補償と裁判
出典: フリー百科事典『ウィキペディア(Wikipedia)』 (2021/08/20 21:26 UTC 版)
「箒川鉄橋列車転落事故」の記事における「補償と裁判」の解説
日本鉄道本社では10月16日に重役会議を開き、事故概況の報告を行い、次のような決議を採択した。 一 死亡者の遺族へは金五百円を贈与する事一 負傷者は軽重に依り一人に付金三百円以下を贈与する事 日本鉄道本社の決議については、負傷者の1人田代善吉宛の書面が2通残されている。田代はこの事故で重傷を負い、県立宇都宮病院に40日間入院後に退院していた。1通は社長曾我祐準の名義、もう1通は日本鉄道社員一同の名義である。このとき田代には曾我名義で金70円、社員一同から金35円が贈られた。 この決議によって被害者に対する補償問題については一区切りがついたが、その後裁判が起こされた。最初に裁判を起こしたのは、福島県選出の代議士菅野善右衛門であった。菅野は当時25歳の息子をこの事故によって失っていた。事故の1か月ほど後の11月20日に第14回帝国議会が招集され、衆議院本会議で菅野はこの事故について質問した。その論点は、暴風雨にもかかわらず汽車を運行したことと、鉄橋の構造に不備があって転落防止に関する対策がなされていないということの2点であった。 菅野の質問については、翌年1月18日の本会議で逓信大臣子爵芳川顕正から衆議院議長片岡健吉に宛てて『衆議院議員菅野善右衛門君の鉄道に関する質問に対する答弁書』という形の書面が提出されている。
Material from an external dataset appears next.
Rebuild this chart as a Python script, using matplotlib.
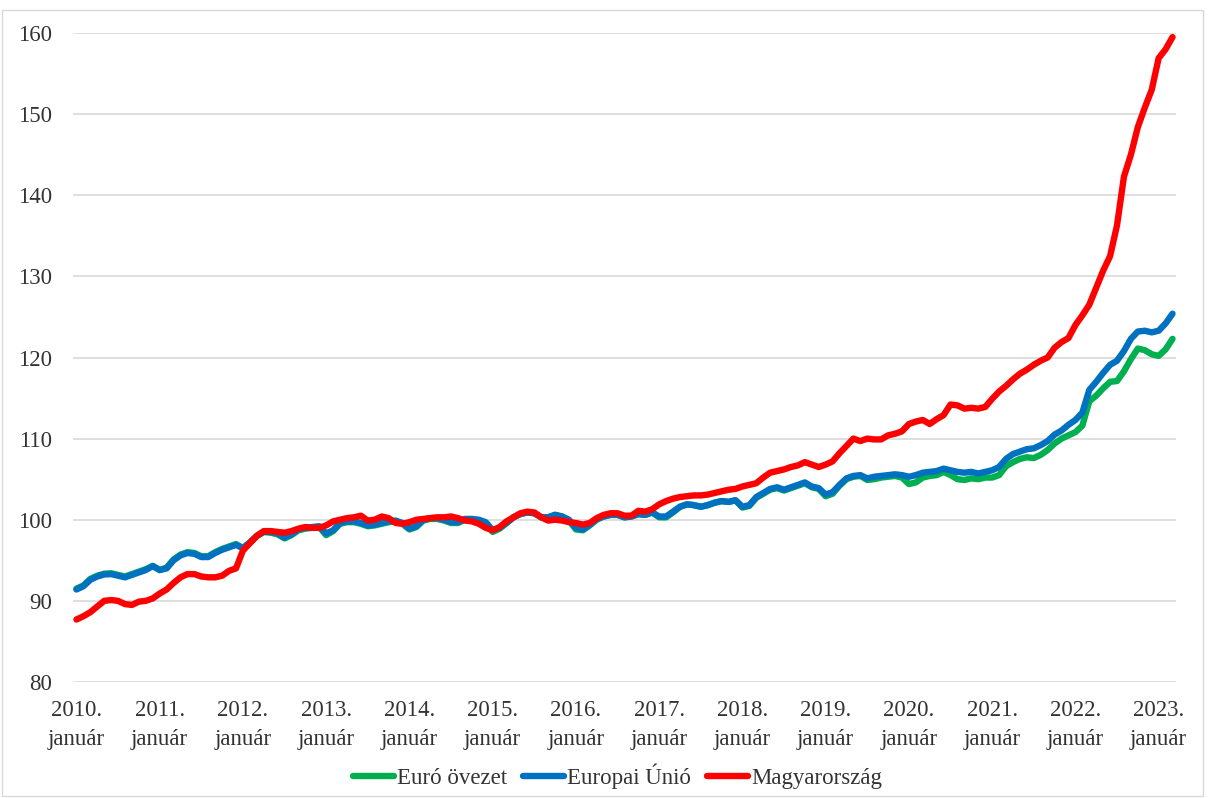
import matplotlib
matplotlib.use("Agg")
import matplotlib.pyplot as plt
from matplotlib.patches import Rectangle

plt.rcParams['font.family'] = ['Liberation Serif', 'DejaVu Serif']

# Monthly index values, 2010 January - 2023 March
euro_ovezet = [
    # 2010
    91.5, 91.9, 92.7, 93.1, 93.35, 93.4, 93.2, 93.0, 93.3, 93.6, 93.9, 94.3,
    # 2011
    93.8, 94.1, 95.1, 95.7, 96.0, 95.9, 95.5, 95.5, 96.0, 96.4, 96.7, 97.0,
    # 2012
    96.5, 97.2, 98.0, 98.5, 98.4, 98.2, 97.7, 98.1, 98.7, 98.9, 99.0, 99.1,
    # 2013
    98.1, 98.6, 99.5, 99.7, 99.7, 99.5, 99.2, 99.3, 99.5, 99.7, 99.8, 99.5,
    # 2014
    98.8, 99.1, 99.9, 100.1, 100.1, 99.9, 99.6, 99.6, 100.0, 100.0, 99.9, 99.5,
    # 2015
    98.5, 98.9, 99.6, 100.3, 100.7, 100.9, 100.8, 100.3, 100.3, 100.6, 100.4, 99.9,
    # 2016
    98.8, 98.7, 99.3, 100.0, 100.4, 100.6, 100.6, 100.3, 100.4, 100.7, 100.6, 100.9,
    # 2017
    100.3, 100.3, 100.9, 101.6, 101.9, 101.8, 101.6, 101.8, 102.1, 102.3, 102.2, 102.4,
    # 2018
    101.5, 101.7, 102.7, 103.2, 103.7, 103.9, 103.6, 103.9, 104.2, 104.5, 104.0, 103.8,
    # 2019
    102.9, 103.2, 104.2, 105.0, 105.3, 105.4, 104.9, 105.0, 105.2, 105.3, 105.4, 105.2,
    # 2020
    104.4, 104.6, 105.2, 105.4, 105.5, 105.9, 105.5, 105.0, 104.9, 105.1, 105.0, 105.2,
    # 2021
    105.2, 105.5, 106.6, 107.1, 107.5, 107.7, 107.6, 108.0, 108.6, 109.4, 110.0, 110.4,
    # 2022
    110.8, 111.6, 114.6, 115.3, 116.2, 117.0, 117.1, 118.3, 119.8, 121.1, 120.9, 120.4,
    # 2023
    120.2, 121.0, 122.3,
]

europai_unio = [
    # 2010
    91.4, 91.8, 92.6, 93.0, 93.25, 93.3, 93.1, 92.9, 93.2, 93.5, 93.8, 94.3,
    # 2011
    93.8, 94.0, 95.0, 95.6, 95.9, 95.8, 95.4, 95.4, 95.9, 96.3, 96.6, 96.9,
    # 2012
    96.5, 97.2, 98.0, 98.5, 98.5, 98.3, 97.8, 98.2, 98.8, 99.0, 99.1, 99.2,
    # 2013
    98.3, 98.7, 99.6, 99.8, 99.8, 99.6, 99.3, 99.4, 99.6, 99.8, 99.9, 99.6,
    # 2014
    98.9, 99.2, 100.0, 100.2, 100.2, 100.0, 99.7, 99.7, 100.1, 100.1, 100.0, 99.7,
    # 2015
    98.7, 99.0, 99.6, 100.3, 100.7, 100.9, 100.8, 100.3, 100.3, 100.6, 100.4, 100.0,
    # 2016
    99.0, 98.8, 99.4, 100.1, 100.4, 100.6, 100.6, 100.3, 100.4, 100.7, 100.6, 100.9,
    # 2017
    100.4, 100.4, 101.0, 101.6, 101.9, 101.8, 101.6, 101.8, 102.1, 102.3, 102.2, 102.4,
    # 2018
    101.6, 101.8, 102.8, 103.3, 103.8, 104.0, 103.7, 104.0, 104.3, 104.6, 104.1, 103.9,
    # 2019
    103.1, 103.4, 104.3, 105.1, 105.4, 105.5, 105.1, 105.3, 105.4, 105.5, 105.6, 105.5,
    # 2020
    105.3, 105.5, 105.8, 105.9, 106.0, 106.3, 106.1, 105.9, 105.8, 105.9, 105.7, 105.9,
    # 2021
    106.1, 106.5, 107.5, 108.1, 108.4, 108.7, 108.8, 109.2, 109.7, 110.5, 111.0, 111.7,
    # 2022
    112.3, 113.2, 116.0, 117.0, 118.1, 119.1, 119.6, 120.8, 122.3, 123.2, 123.3, 123.1,
    # 2023
    123.3, 124.2, 125.4,
]

magyarorszag = [
    # 2010
    87.7, 88.1, 88.6, 89.3, 90.0, 90.1, 90.0, 89.6, 89.5, 89.9, 90.0, 90.3,
    # 2011
    90.9, 91.4, 92.2, 92.9, 93.3, 93.3, 93.0, 92.9, 92.9, 93.1, 93.7, 94.0,
    # 2012
    96.2, 97.1, 98.0, 98.6, 98.6, 98.5, 98.4, 98.6, 98.9, 99.1, 99.0, 99.0,
    # 2013
    99.3, 99.8, 100.0, 100.2, 100.3, 100.5, 99.9, 100.0, 100.4, 100.2, 99.6, 99.5,
    # 2014
    99.7, 100.0, 100.1, 100.2, 100.3, 100.3, 100.4, 100.2, 99.9, 99.8, 99.5, 99.0,
    # 2015
    98.7, 99.1, 99.8, 100.3, 100.8, 101.0, 100.9, 100.3, 99.9, 100.0, 99.9, 99.7,
    # 2016
    99.6, 99.4, 99.6, 100.2, 100.6, 100.8, 100.8, 100.5, 100.5, 101.1, 101.0, 101.3,
    # 2017
    101.9, 102.3, 102.6, 102.8, 102.9, 103.0, 103.0, 103.1, 103.3, 103.5, 103.7, 103.8,
    # 2018
    104.1, 104.3, 104.5, 105.2, 105.8, 106.0, 106.2, 106.5, 106.7, 107.1, 106.8, 106.5,
    # 2019
    106.8, 107.2, 108.2, 109.1, 110.0, 109.7, 110.0, 109.9, 109.9, 110.4, 110.6, 110.9,
    # 2020
    111.8, 112.1, 112.3, 111.8, 112.4, 112.9, 114.2, 114.1, 113.7, 113.8, 113.7, 113.9,
    # 2021
    114.9, 115.8, 116.5, 117.3, 118.0, 118.5, 119.1, 119.6, 120.0, 121.2, 121.9, 122.4,
    # 2022
    124.0, 125.2, 126.5, 128.6, 130.7, 132.5, 136.3, 142.3, 145.0, 148.4, 150.8, 153.0,
    # 2023
    156.9, 158.0, 159.5,
]

series_names = ["Euró övezet", "Europai Únió", "Magyarország"]
series_colors = ["#00B050", "#0070C0", "#FF0000"]
year_labels = [f"{y}.\njanuár" for y in range(2010, 2024)]
y_ticks = [80, 90, 100, 110, 120, 130, 140, 150, 160]

fig = plt.figure(figsize=(12.08, 7.98), dpi=100)
ax = fig.add_axes([0.0604, 0.1454, 0.9131, 0.8132])

x = list(range(len(magyarorszag)))
for data, name, color in zip([euro_ovezet, europai_unio, magyarorszag], series_names, series_colors):
    ax.plot(x, data, color=color, lw=4.6, label=name, solid_capstyle='round', solid_joinstyle='round')

ax.set_xlim(-0.5, len(x) - 0.5)
ax.set_ylim(80, 160)
ax.set_yticks(y_ticks)
ax.set_xticks(list(range(0, len(x), 12)))
ax.set_xticklabels(year_labels)
ax.tick_params(axis='both', length=0, labelsize=16.5, colors='#333333')
ax.tick_params(axis='x', pad=13)
ax.tick_params(axis='y', pad=15)
for lbl in ax.get_xticklabels():
    lbl.set_linespacing(1.5)
ax.grid(axis='y', color='#D9D9D9', lw=1.2)
ax.set_axisbelow(True)
for s in ax.spines.values():
    s.set_visible(False)

leg = fig.legend(loc='center', bbox_to_anchor=(0.511, 0.027), ncol=3, frameon=False,
                 fontsize=16.5, handlelength=1.8, handletextpad=0.12, columnspacing=0.7)
for t in leg.get_texts():
    t.set_color('#333333')

fig.patches.append(Rectangle((0.002, 0.003), 0.994, 0.984, transform=fig.transFigure,
                             fill=False, edgecolor='#D9D9D9', lw=1))

fig.savefig("out.png", dpi=100)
ただし芳川大臣からの書面は読み上げられているが、その書面の基となった『監査委員復命書要領』は読み上げられず、討論も実施されなかった。 答弁書の概略は、1 橋梁は「デック式」で軌道の両側に桁溝はないが馬入川(相模川)、安倍川、浜名湖、矢作川など各所で同じ形式のものが使用されている。 2 運転速度は時速53キロメートルと推定され、列車の停止位置から見て過大であったとは考えられない。 3 事故当日16時20分に宇都宮測候所で観測された風速は毎秒9.4メートルとなっているが、事故現場近くでは野崎駅の遠地信号機が根元から倒壊していることから推参して49メートルをくだらない強風が吹き荒れていたと思われる。 4 結論は「よって猛烈なる風力に起因するものと推定するの外なきものと認む」というものであった。 菅野にとって、この答弁書の内容は到底満足できるものではなかった。菅野は事故の責任追及のため慰謝料請求(3万円)の民事訴訟を2月20日に東京地方裁判所に提起した。この裁判で日本鉄道側は、当日の気象状況は不安定であったが箒川鉄橋上で列車転落事故が起きるような強風が起きることは予見できなかったと主張している。 7月7日、東京地方裁判所は菅野の主張を認めて勝訴の判決を出した。判決は日本鉄道の責任について言及し、「全国的に暴風警報が出されており、こういう時には、駅長も車掌も相談して発車を見合わせ、また列車運行に危険があれば徐行、もしくは停車の措置をとるべきなのに、被告会社の社員はそれをしなかったのは怠慢である」として慰謝料の支払いを命じた。 9月14日、日本鉄道は判決を不服として東京控訴院に控訴の手続きを取った。控訴審の審理は判決までに4年以上の時間がかかり、その間に他の遺族や負傷者本人から多数の慰謝料請求の訴えが起こされ、その人数は計36名に及んだ。これは菅野の起こした裁判の東京地裁判決を見たことによるものであった。 東京控訴院は、1904年(明治37年)12月10日に日本鉄道逆転勝訴の判決を出した。菅野は当然大審院に上告し、1905年(明治38年)5月8日に大審院は「原判決を破棄し本件を宮城控訴院に移す」と判決した。1906年(明治39年)2月28日の宮城控訴院での判決は、「被控訴人(最先原告)の請求は之を棄却し訴訟費用は被控訴人の負担とする」という菅野敗訴という結果であった。日本鉄道では菅野との訴訟の結果をもとに他の訴訟を起こした原告たちを話し合って示談が成立したとされるが、内容の詳細については不明である。